Task.
Starting from the top of the material, restate each line exactly until the line that contains "import pandas as pd", which is also copied. Pictures are excluded.
-=-=-
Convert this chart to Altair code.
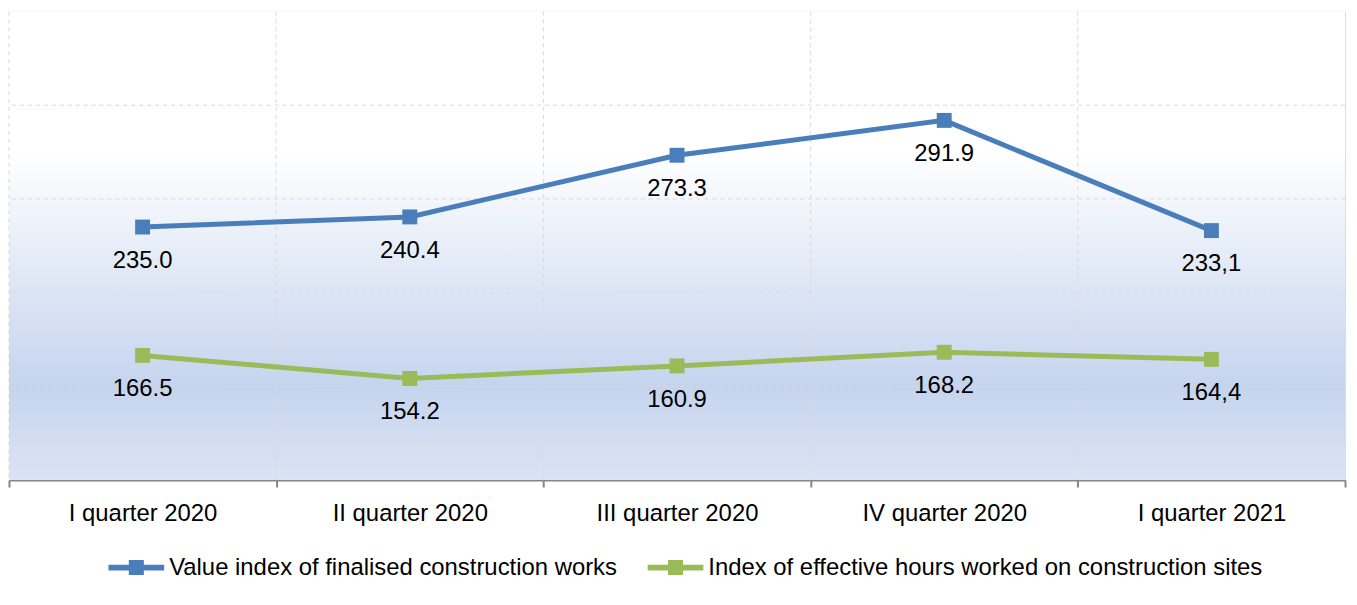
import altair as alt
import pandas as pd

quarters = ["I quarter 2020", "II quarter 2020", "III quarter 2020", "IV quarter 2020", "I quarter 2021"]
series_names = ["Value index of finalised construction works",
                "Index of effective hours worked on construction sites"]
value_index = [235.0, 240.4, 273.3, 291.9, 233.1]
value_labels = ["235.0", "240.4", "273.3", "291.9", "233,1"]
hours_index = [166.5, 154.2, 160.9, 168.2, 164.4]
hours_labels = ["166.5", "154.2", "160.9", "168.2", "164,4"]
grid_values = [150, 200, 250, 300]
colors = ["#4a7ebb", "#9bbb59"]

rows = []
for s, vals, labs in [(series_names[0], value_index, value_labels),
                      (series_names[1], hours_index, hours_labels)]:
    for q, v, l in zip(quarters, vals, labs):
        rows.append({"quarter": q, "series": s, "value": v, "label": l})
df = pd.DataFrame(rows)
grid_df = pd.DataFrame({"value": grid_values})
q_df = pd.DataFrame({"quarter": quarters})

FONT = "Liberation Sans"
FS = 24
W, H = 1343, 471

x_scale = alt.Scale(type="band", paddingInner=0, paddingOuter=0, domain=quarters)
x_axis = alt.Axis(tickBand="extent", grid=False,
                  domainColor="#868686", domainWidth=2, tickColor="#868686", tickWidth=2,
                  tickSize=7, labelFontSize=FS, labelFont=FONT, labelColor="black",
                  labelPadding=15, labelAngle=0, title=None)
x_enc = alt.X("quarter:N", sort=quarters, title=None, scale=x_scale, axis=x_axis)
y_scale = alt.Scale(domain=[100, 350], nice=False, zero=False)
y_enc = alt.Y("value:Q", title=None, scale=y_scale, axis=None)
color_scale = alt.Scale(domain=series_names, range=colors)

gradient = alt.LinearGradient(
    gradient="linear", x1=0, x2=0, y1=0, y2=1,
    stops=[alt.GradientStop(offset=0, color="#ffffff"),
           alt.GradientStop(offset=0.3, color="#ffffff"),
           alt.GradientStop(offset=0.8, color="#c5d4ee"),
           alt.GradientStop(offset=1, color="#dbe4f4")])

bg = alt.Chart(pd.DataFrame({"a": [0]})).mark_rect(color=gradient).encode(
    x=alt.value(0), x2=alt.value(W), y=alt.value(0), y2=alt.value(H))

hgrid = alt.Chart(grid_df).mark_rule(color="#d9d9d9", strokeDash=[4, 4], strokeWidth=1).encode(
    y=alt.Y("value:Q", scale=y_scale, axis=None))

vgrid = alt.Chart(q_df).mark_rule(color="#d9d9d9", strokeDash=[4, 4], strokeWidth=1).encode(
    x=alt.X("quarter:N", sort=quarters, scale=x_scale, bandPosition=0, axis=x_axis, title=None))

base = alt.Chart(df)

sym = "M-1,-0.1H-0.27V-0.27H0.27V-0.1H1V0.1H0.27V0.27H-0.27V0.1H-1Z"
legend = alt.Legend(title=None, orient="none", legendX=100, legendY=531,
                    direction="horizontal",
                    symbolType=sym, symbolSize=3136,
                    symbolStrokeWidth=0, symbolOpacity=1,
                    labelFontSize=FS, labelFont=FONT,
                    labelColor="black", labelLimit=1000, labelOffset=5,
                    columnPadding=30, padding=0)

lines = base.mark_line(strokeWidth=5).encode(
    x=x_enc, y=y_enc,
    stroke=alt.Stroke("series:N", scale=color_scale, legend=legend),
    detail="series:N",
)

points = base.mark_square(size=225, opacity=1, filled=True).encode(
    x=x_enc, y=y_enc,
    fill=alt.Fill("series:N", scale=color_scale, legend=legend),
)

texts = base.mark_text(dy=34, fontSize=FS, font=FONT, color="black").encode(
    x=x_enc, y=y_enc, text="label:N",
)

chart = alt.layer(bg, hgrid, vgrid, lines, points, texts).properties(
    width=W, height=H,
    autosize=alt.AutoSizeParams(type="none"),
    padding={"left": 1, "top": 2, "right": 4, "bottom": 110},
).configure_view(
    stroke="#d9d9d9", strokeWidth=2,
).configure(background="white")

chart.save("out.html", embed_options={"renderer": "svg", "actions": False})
-=-=-
Full answer.
Convert this chart to Altair code.
import altair as alt
import pandas as pd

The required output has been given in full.